◆ Exercise objective
In the data below, locate each line with the word "this" and list it.

◆ Given data

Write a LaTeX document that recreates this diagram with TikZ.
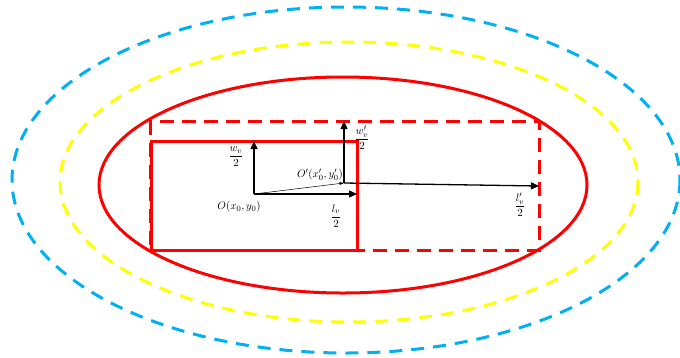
\documentclass[tikz,border=0pt]{standalone}
\usepackage{amsmath}
\usepackage{tikz}
\usetikzlibrary{arrows.meta, positioning}
\definecolor{zoneblue}{RGB}{0, 176, 240}
\definecolor{zoneyellow}{RGB}{255, 255, 0}
\definecolor{zonered}{RGB}{255, 0, 0}

\begin{document}
\begin{tikzpicture}[
    x=1pt, y=-1pt,
    zone/.style={line width=3pt, dash pattern=on 13pt off 9pt},
    vehicle/.style={draw=zonered, line width=3pt},
    axis/.style={-{Triangle[length=8pt,width=7pt]}, line width=1.3pt, black},
    moveline/.style={-{Stealth[length=5pt,width=3pt]}, line width=0.5pt, black},
    lbl/.style={font=\fontsize{11}{13}\selectfont, inner sep=1pt}
]
    \useasboundingbox (0,0) rectangle (680,357);

    % Safety zones
    \draw[zone, zoneblue] (346,180) ellipse [x radius=334, y radius=173];
    \draw[zone, zoneyellow] (349,182) ellipse [x radius=289, y radius=140];
    \draw[zonered, line width=3pt] (343,185) ellipse [x radius=244, y radius=108];

    % Vehicle boxes
    \draw[vehicle, dash pattern=on 14pt off 8pt] (150,121) rectangle (539,250);
    \draw[vehicle] (151,141) rectangle (357,250);

    % Centres and half sizes
    \coordinate (O) at (254,194);
    \coordinate (Op) at (344,183);
    \coordinate (Otop) at (254,141);
    \coordinate (Oright) at (357,194);
    \coordinate (Optop) at (344,121);
    \coordinate (Opright) at (539,186);

    \draw[axis] (O) -- (Otop);
    \draw[axis] (O) -- (Oright);
    \draw[axis] (Op) -- (Optop);
    \draw[axis] (Op) -- (Opright);
    \draw[moveline] (O) -- (Op);

    % Labels
    \node[lbl] (wv) at (236,157) {$\dfrac{w_v}{2}$};
    \node[lbl] (Olbl) at (239,207) {$O(x_0,y_0)$};
    \node[lbl] (lv) at (336,216) {$\dfrac{l_v}{2}$};
    \node[lbl] (Oplbl) at (320,175) {$O'(x_0',y_0')$};
    \node[lbl] (wpv) at (362,138) {$\dfrac{w_v'}{2}$};
    \node[lbl] (lpv) at (520,205) {$\dfrac{l_v'}{2}$};
\end{tikzpicture}
\end{document}
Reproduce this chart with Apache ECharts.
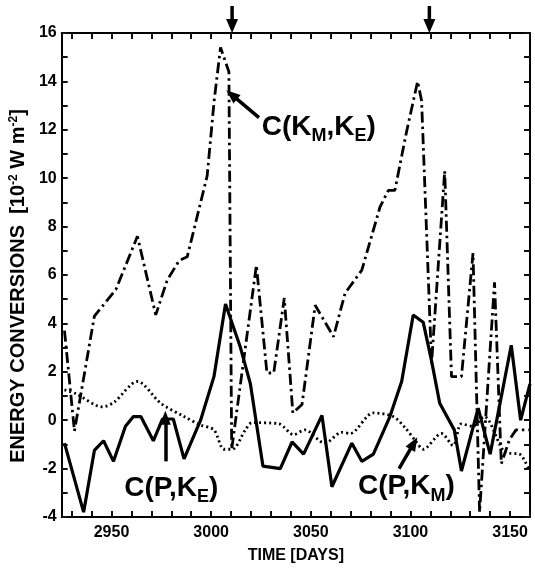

◆ Response to the exercise
Write a LaTeX document that recreates this diagram with TikZ.
Reproduce this chart with Apache ECharts.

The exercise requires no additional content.